▽
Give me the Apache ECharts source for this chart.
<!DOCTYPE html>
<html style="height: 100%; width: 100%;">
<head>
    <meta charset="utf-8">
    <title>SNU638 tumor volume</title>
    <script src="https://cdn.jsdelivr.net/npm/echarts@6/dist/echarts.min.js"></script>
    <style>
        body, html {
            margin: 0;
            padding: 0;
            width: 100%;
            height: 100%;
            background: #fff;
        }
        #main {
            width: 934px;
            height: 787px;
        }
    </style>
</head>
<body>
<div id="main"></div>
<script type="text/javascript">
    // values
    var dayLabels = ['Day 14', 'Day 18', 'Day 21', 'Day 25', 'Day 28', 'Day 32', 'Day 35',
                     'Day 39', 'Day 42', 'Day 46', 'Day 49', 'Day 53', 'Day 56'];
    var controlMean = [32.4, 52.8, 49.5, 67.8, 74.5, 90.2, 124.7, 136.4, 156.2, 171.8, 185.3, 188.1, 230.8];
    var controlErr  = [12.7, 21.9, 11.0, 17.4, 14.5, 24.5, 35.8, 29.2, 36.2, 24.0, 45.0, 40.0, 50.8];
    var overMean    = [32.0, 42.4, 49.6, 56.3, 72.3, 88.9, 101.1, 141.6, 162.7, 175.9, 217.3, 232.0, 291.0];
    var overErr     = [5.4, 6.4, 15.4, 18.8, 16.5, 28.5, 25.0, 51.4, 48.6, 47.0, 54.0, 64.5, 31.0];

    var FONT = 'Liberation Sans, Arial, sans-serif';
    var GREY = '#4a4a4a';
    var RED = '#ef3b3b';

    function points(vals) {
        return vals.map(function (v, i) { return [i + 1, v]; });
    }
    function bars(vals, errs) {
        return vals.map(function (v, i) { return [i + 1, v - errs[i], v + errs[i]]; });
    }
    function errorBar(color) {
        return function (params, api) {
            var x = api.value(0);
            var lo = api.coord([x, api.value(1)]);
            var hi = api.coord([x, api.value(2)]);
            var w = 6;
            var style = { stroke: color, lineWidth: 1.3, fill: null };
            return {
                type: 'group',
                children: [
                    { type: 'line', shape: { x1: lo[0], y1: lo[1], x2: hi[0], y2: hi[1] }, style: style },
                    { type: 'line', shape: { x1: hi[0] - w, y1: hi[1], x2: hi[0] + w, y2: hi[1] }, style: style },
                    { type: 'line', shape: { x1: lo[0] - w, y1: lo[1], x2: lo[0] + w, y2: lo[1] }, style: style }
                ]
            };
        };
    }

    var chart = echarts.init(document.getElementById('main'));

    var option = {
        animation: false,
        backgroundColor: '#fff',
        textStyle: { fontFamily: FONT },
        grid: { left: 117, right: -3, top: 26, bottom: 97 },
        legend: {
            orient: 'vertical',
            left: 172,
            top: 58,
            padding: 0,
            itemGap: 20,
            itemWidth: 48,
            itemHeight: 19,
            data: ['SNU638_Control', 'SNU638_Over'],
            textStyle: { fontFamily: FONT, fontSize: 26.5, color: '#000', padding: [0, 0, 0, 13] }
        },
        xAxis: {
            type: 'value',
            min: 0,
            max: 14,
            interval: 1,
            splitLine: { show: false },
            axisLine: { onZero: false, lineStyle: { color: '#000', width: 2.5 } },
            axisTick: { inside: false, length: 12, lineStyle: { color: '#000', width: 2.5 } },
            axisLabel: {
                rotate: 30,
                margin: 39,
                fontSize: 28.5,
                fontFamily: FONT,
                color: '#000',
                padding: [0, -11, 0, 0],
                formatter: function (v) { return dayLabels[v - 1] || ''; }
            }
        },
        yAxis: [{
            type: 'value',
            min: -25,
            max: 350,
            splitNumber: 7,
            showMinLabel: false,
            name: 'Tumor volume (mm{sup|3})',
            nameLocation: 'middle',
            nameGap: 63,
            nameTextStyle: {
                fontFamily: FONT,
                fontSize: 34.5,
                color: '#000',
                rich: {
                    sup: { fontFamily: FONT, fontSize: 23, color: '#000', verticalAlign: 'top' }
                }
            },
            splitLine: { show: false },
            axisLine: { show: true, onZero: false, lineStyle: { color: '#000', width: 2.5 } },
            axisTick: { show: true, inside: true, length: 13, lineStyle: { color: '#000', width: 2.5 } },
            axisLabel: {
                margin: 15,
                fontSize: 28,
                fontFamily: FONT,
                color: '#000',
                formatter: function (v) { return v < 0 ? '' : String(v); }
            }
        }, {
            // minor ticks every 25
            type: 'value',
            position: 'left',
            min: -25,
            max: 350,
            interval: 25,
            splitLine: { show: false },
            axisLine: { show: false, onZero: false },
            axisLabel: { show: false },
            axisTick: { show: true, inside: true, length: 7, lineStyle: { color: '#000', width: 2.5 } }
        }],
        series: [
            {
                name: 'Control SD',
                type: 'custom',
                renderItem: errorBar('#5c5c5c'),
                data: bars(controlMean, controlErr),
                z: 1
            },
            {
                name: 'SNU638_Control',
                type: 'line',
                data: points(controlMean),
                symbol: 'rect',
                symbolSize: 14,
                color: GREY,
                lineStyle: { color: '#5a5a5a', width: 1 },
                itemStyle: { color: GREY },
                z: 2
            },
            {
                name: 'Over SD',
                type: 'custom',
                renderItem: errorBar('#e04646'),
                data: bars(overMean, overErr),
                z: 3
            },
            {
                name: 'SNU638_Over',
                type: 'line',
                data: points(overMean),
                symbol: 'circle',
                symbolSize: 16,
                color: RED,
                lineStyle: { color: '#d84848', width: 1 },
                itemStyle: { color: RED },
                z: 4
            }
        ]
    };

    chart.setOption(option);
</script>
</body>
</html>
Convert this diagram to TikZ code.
△
▸ **GIVEN TASK**: Only the number is wanted: how many lines above include the word "this"?

▸ **FINAL RESULT**: 2